# How to use Play On Media Server and R22 in 16:9 NOT 4:3



## xmguy (Mar 27, 2008)

I just bought the software for my computer Play On. After reading on this forum that it was compatible with the R22, which I have. The ONLY issue I have is EVERY 16:9 Netflix/Hulu, etc program is compressed on the screen to 4:3. I even changed the TV type in the HDTV menu to 16:9 that just added gray bars on the sides and compressed it more.
Is there a setting to re-size the video being watched to normal 16:9? It's VERY annoying to watch a program when the heads of the people look like match sticks. 

Any ideas?

Thanks


----------



## boilerjt (Jan 12, 2007)

xmguy said:


> I just bought the software for my computer Play On. After reading on this forum that it was compatible with the R22, which I have. The ONLY issue I have is EVERY 16:9 Netflix/Hulu, etc program is compressed on the screen to 4:3. I even changed the TV type in the HDTV menu to 16:9 that just added gray bars on the sides and compressed it more.
> Is there a setting to re-size the video being watched to normal 16:9? It's VERY annoying to watch a program when the heads of the people look like match sticks.
> 
> Any ideas?
> ...


Even though I don't have an R22, I think I know what is happening. On my HR20-700, in order to view a widescreen video from MediaShare, I have to tune to an HD channel. If I am tuned to an SD channel, all video is squeezed to 4:3. Since the R22 is not HD, it may not be possible to output any widescreen material in 16:9 coming from the R22.

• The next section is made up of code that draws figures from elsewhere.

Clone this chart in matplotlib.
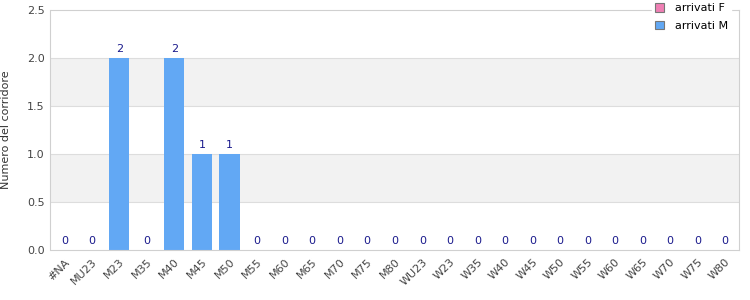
import matplotlib
matplotlib.use("Agg")
import matplotlib.pyplot as plt
import numpy as np

categories = ["#NA", "MU23", "M23", "M35", "M40", "M45", "M50", "M55", "M60", "M65",
              "M70", "M75", "M80", "WU23", "W23", "W35", "W40", "W45", "W50", "W55",
              "W60", "W65", "W70", "W75", "W80"]
arrivati_M = [0, 0, 2, 0, 2, 1, 1, 0, 0, 0, 0, 0, 0, 0, 0, 0, 0, 0, 0, 0, 0, 0, 0, 0, 0]
arrivati_F = [0] * len(categories)

fig = plt.figure(figsize=(7.5, 3.0), dpi=100)
ax = fig.add_axes([50.5 / 750, 50 / 300, (739 - 50.5) / 750, 240 / 300])

x = np.arange(len(categories))
ax.set_xlim(-0.5, len(categories) - 0.5)
ax.set_ylim(0, 2.5)

# alternating bands and grid
for lo in (0.5, 1.5):
    ax.axhspan(lo, lo + 0.5, color="#f2f2f2", zorder=0, lw=0)
for yv in np.arange(0.5, 2.5, 0.5):
    ax.axhline(yv, color="#dddddd", lw=0.8, zorder=0.5)

ax.bar(x, arrivati_F, width=0.73, color="#ef7fb4", zorder=2, label="arrivati F")
ax.bar(x, arrivati_M, width=0.73, color="#62a8f4", zorder=2, label="arrivati M")
for xi, v in zip(x, arrivati_M):
    ax.text(xi, v + 0.04, str(v), ha="center", va="bottom", fontsize=8,
            color="#1a1a8c", zorder=3)

for s in ax.spines.values():
    s.set_color("#d0d0d0")
    s.set_linewidth(0.8)

ax.set_yticks(np.arange(0, 2.51, 0.5))
ax.set_yticklabels([f"{v:.1f}" for v in np.arange(0, 2.51, 0.5)])
ax.set_xticks(x)
ax.set_xticklabels(categories, rotation=45, ha="right", rotation_mode="anchor")
ax.tick_params(axis="both", length=0, labelsize=8, colors="#444444", pad=4)
ax.tick_params(axis="x", pad=5)
ax.set_ylabel("Numero del corridore", fontsize=8, color="#333333", labelpad=12)

leg = ax.legend(loc="upper right", bbox_to_anchor=(0.997, 1.065), fontsize=8,
                frameon=True, fancybox=False, handlelength=0.8, handleheight=0.8,
                handletextpad=1.0, borderpad=0.3, labelspacing=0.65)
leg.get_frame().set_edgecolor("white")
leg.get_frame().set_facecolor("white")
leg.get_frame().set_alpha(1.0)
for h in leg.legend_handles:
    h.set_edgecolor("#777777")
    h.set_linewidth(0.8)
leg.set_zorder(5)

fig.savefig("out.png", dpi=100)
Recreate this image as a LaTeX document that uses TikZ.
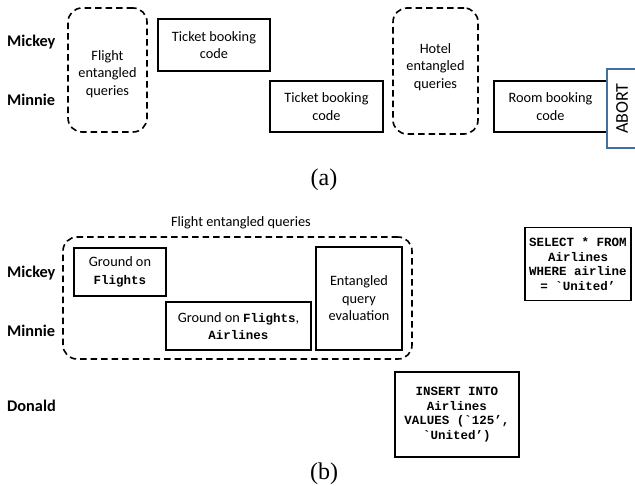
\documentclass[tikz,border=0pt]{standalone}
\usepackage{fontspec}
\setmainfont{Carlito}
\newfontfamily\codefont{Liberation Mono}
\newfontfamily\capfont{Liberation Serif}
\definecolor{abortblue}{RGB}{65,113,156}
\begin{document}
\begin{tikzpicture}[x=1pt,y=-1pt,
  box/.style={draw, line width=1.4pt, align=center, inner sep=0pt,
    font=\fontsize{14.3}{17.5}\selectfont},
  dbox/.style={draw, line width=1.6pt, dash pattern=on 6.5pt off 4pt,
    rounded corners=14pt, inner sep=0pt},
  codebox/.style={draw, line width=1.4pt, align=center, inner sep=0pt,
    font=\codefont\bfseries\fontsize{12.5}{14.7}\selectfont},
  who/.style={anchor=west, inner sep=0pt, font=\bfseries\fontsize{16.3}{19}\selectfont},
  captxt/.style={inner sep=0pt, font=\capfont\fontsize{24}{28}\selectfont},
  plain/.style={inner sep=0pt, align=center, font=\fontsize{14.3}{17.5}\selectfont},
  mono/.style={font=\codefont\bfseries\fontsize{12.5}{14}\selectfont}]
\useasboundingbox (0,0) rectangle (635,485);
% ---- part (a)
\node[who] (mickeyA) at (7,42) {Mickey};
\node[who] (minnieA) at (7,100) {Minnie};
\node[dbox, minimum width=79pt, minimum height=124pt] (flight) at (107.5,70) {};
\node[plain] (flighttxt) at (107.5,74) {Flight\\entangled\\queries};
\node[box, minimum width=112pt, minimum height=52pt] (tick1) at (214,45)
  {Ticket booking\\code};
\node[box, minimum width=113pt, minimum height=51pt] (tick2) at (326.5,106.5)
  {Ticket booking\\code};
\node[dbox, minimum width=85pt, minimum height=126pt] (hotel) at (435.5,71) {};
\node[plain] (hoteltxt) at (435.5,67) {Hotel\\entangled\\queries};
\node[box, minimum width=113pt, minimum height=51pt] (room) at (550.5,106.5)
  {Room booking\\code};
\node[draw=abortblue, line width=1.4pt, minimum width=35pt, minimum height=79pt,
  inner sep=0pt] (abort) at (624.5,108.5) {};
\node[plain, rotate=90, font=\fontsize{18}{20}\selectfont] (aborttxt) at (622,108.5) {ABORT};
\node[captxt] (capa) at (324,180) {(a)};
% ---- part (b)
\node[plain] (flightlbl) at (241,223) {Flight entangled queries};
\node[dbox, minimum width=349pt, minimum height=122pt] (big) at (237.5,298) {};
\node[who] (mickeyB) at (7,273) {Mickey};
\node[who] (minnieB) at (7,331) {Minnie};
\node[who] (donald) at (7,406) {Donald};
\node[box, minimum width=92pt, minimum height=48pt] (g1) at (120,272)
  {Ground on\\{\codefont\bfseries\fontsize{12.5}{14}\selectfont Flights}};
\node[box, minimum width=145pt, minimum height=48pt] (g2) at (238.5,326)
  {Ground on {\codefont\bfseries\fontsize{12.5}{14}\selectfont Flights},\\
   {\codefont\bfseries\fontsize{12.5}{14}\selectfont Airlines}};
\node[box, minimum width=86pt, minimum height=103pt] (eqe) at (359,298.5)
  {Entangled\\query\\evaluation};
\node[codebox, minimum width=106pt, minimum height=73pt] (sel) at (578,264)
  {SELECT * FROM\\Airlines\\WHERE airline\\= \textasciigrave United’};
\node[codebox, minimum width=124pt, minimum height=85pt] (ins) at (457,414.5)
  {INSERT INTO\\Airlines\\VALUES (\textasciigrave 125’,\\\textasciigrave United’)};
\node[captxt] (capb) at (324,474) {(b)};
\end{tikzpicture}
\end{document}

One thing you can try is to get your TV to stretch the video (if it supports this) so that it fills the screen.


----------



## BattleZone (Nov 13, 2007)

Widescreen output is only available on the HD-capable outputs: Component Video and HDMI. If your TV is hooked up via Composite (yellow RCA) or S-Video, only 4:3 is possible. The same is true with DVD players, except that DVD players are designed to correct this internally by adding bars on top and bottom, if connected to a 4:3 TV. The R22 doesn't have that option.


----------



## xmguy (Mar 27, 2008)

Yes I have my Tv's connected by Composite only. I wish it added piller bars at the top and bottom like most HD to SD tv shows to. It's very annoying.


----------